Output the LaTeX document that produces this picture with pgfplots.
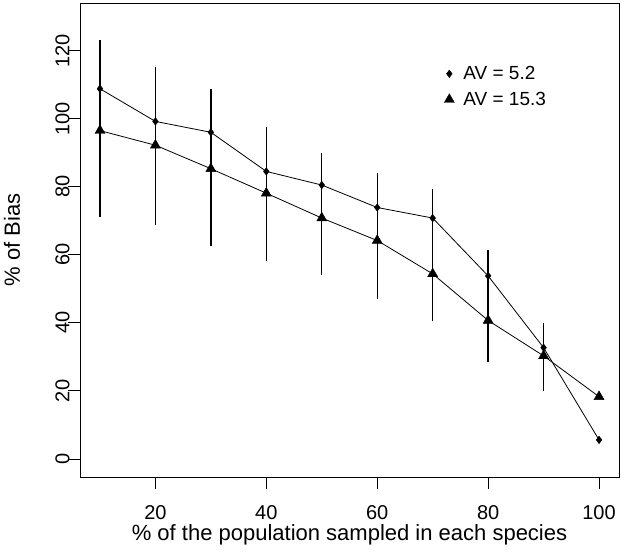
\documentclass[border=0pt]{standalone}
\usepackage{pgfplots}
\pgfplotsset{compat=1.18}
\usepackage{fontspec}
\setmainfont{Liberation Sans}
\newcommand{\ebar}[3]{\addplot[black, line width=1.3bp, mark=none, forget plot] coordinates {(#1,#2) (#1,#3)};}
\begin{document}
\begin{tikzpicture}
\useasboundingbox (0,0) rectangle (622bp,553bp);
\begin{axis}[
 at={(80bp,76bp)}, anchor=south west,
 scale only axis, width=539bp, height=474bp,
 xmin=6.4, xmax=103.6, ymin=-5.3, ymax=134,
 xtick={20,40,60,80,100}, ytick={0,20,40,60,80,100,120},
 tick pos=left, tick align=outside, major tick length=12bp,
 axis line style={line width=0.9bp},
 every tick/.style={black, line width=0.9bp},
 /pgf/number format/assume math mode=true,
 tick label style={font=\fontsize{20bp}{24bp}\selectfont},
 every y tick label/.append style={rotate=90, anchor=south, yshift=-5bp},
 xticklabel={\raisebox{-13bp}[14bp][0pt]{\pgfmathprintnumber{\tick}}},
 label style={font=\fontsize{22bp}{26bp}\selectfont},
 xlabel={\% of the population sampled in each species},
 ylabel={\% of Bias},
 xlabel style={at={(axis description cs:0.5,-0.133)}, anchor=base},
 ylabel style={at={(axis description cs:-0.126,0.5)}, anchor=center},
 legend style={at={(axis description cs:0.67,0.875)}, anchor=north west, draw=none, fill=none,
   font=\fontsize{19bp}{22bp}\selectfont, row sep=7bp,
   /tikz/every odd column/.append style={column sep=7bp}},
 legend cell align=left,
]
% connecting lines
\addplot[black, line width=0.8bp, mark=none, forget plot] coordinates {
 (10,108.8) (20,99.2) (30,96.0) (40,84.5) (50,80.5) (60,73.9) (70,70.8) (80,53.8) (90,32.7) (100,5.6)};
\addplot[black, line width=0.8bp, mark=none, forget plot] coordinates {
 (10,96.5) (20,92.2) (30,85.3) (40,78.1) (50,70.8) (60,64.2) (70,54.4) (80,40.7) (90,30.3) (100,18.3)};
% error bars
\ebar{10}{71.2}{123.2}
\ebar{20}{68.8}{115.1}
\ebar{30}{62.7}{108.7}
\ebar{40}{58.2}{97.7}
\ebar{50}{54.1}{89.9}
\ebar{60}{47.1}{84.0}
\ebar{70}{40.4}{79.4}
\ebar{80}{28.6}{61.3}
\ebar{90}{20.1}{39.9}
% markers
\addplot[only marks, mark=diamond*, mark size=3.8bp, black] coordinates {
 (10,108.8) (20,99.2) (30,96.0) (40,84.5) (50,80.5) (60,73.9) (70,70.8) (80,53.8) (90,32.7) (100,5.6)};
\addlegendentry{AV = 5.2}
\addplot[only marks, mark=triangle*, mark size=5.8bp, black] coordinates {
 (10,96.5) (20,92.2) (30,85.3) (40,78.1) (50,70.8) (60,64.2) (70,54.4) (80,40.7) (90,30.3) (100,18.3)};
\addlegendentry{AV = 15.3}
\end{axis}
\end{tikzpicture}
\end{document}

===============

● Instruction
Transcribe the full listing above exactly, with the images removed.

● The result
Output the LaTeX document that produces this picture with pgfplots.
\documentclass[border=0pt]{standalone}
\usepackage{pgfplots}
\pgfplotsset{compat=1.18}
\usepackage{fontspec}
\setmainfont{Liberation Sans}
\newcommand{\ebar}[3]{\addplot[black, line width=1.3bp, mark=none, forget plot] coordinates {(#1,#2) (#1,#3)};}
\begin{document}
\begin{tikzpicture}
\useasboundingbox (0,0) rectangle (622bp,553bp);
\begin{axis}[
 at={(80bp,76bp)}, anchor=south west,
 scale only axis, width=539bp, height=474bp,
 xmin=6.4, xmax=103.6, ymin=-5.3, ymax=134,
 xtick={20,40,60,80,100}, ytick={0,20,40,60,80,100,120},
 tick pos=left, tick align=outside, major tick length=12bp,
 axis line style={line width=0.9bp},
 every tick/.style={black, line width=0.9bp},
 /pgf/number format/assume math mode=true,
 tick label style={font=\fontsize{20bp}{24bp}\selectfont},
 every y tick label/.append style={rotate=90, anchor=south, yshift=-5bp},
 xticklabel={\raisebox{-13bp}[14bp][0pt]{\pgfmathprintnumber{\tick}}},
 label style={font=\fontsize{22bp}{26bp}\selectfont},
 xlabel={\% of the population sampled in each species},
 ylabel={\% of Bias},
 xlabel style={at={(axis description cs:0.5,-0.133)}, anchor=base},
 ylabel style={at={(axis description cs:-0.126,0.5)}, anchor=center},
 legend style={at={(axis description cs:0.67,0.875)}, anchor=north west, draw=none, fill=none,
   font=\fontsize{19bp}{22bp}\selectfont, row sep=7bp,
   /tikz/every odd column/.append style={column sep=7bp}},
 legend cell align=left,
]
% connecting lines
\addplot[black, line width=0.8bp, mark=none, forget plot] coordinates {
 (10,108.8) (20,99.2) (30,96.0) (40,84.5) (50,80.5) (60,73.9) (70,70.8) (80,53.8) (90,32.7) (100,5.6)};
\addplot[black, line width=0.8bp, mark=none, forget plot] coordinates {
 (10,96.5) (20,92.2) (30,85.3) (40,78.1) (50,70.8) (60,64.2) (70,54.4) (80,40.7) (90,30.3) (100,18.3)};
% error bars
\ebar{10}{71.2}{123.2}
\ebar{20}{68.8}{115.1}
\ebar{30}{62.7}{108.7}
\ebar{40}{58.2}{97.7}
\ebar{50}{54.1}{89.9}
\ebar{60}{47.1}{84.0}
\ebar{70}{40.4}{79.4}
\ebar{80}{28.6}{61.3}
\ebar{90}{20.1}{39.9}
% markers
\addplot[only marks, mark=diamond*, mark size=3.8bp, black] coordinates {
 (10,108.8) (20,99.2) (30,96.0) (40,84.5) (50,80.5) (60,73.9) (70,70.8) (80,53.8) (90,32.7) (100,5.6)};
\addlegendentry{AV = 5.2}
\addplot[only marks, mark=triangle*, mark size=5.8bp, black] coordinates {
 (10,96.5) (20,92.2) (30,85.3) (40,78.1) (50,70.8) (60,64.2) (70,54.4) (80,40.7) (90,30.3) (100,18.3)};
\addlegendentry{AV = 15.3}
\end{axis}
\end{tikzpicture}
\end{document}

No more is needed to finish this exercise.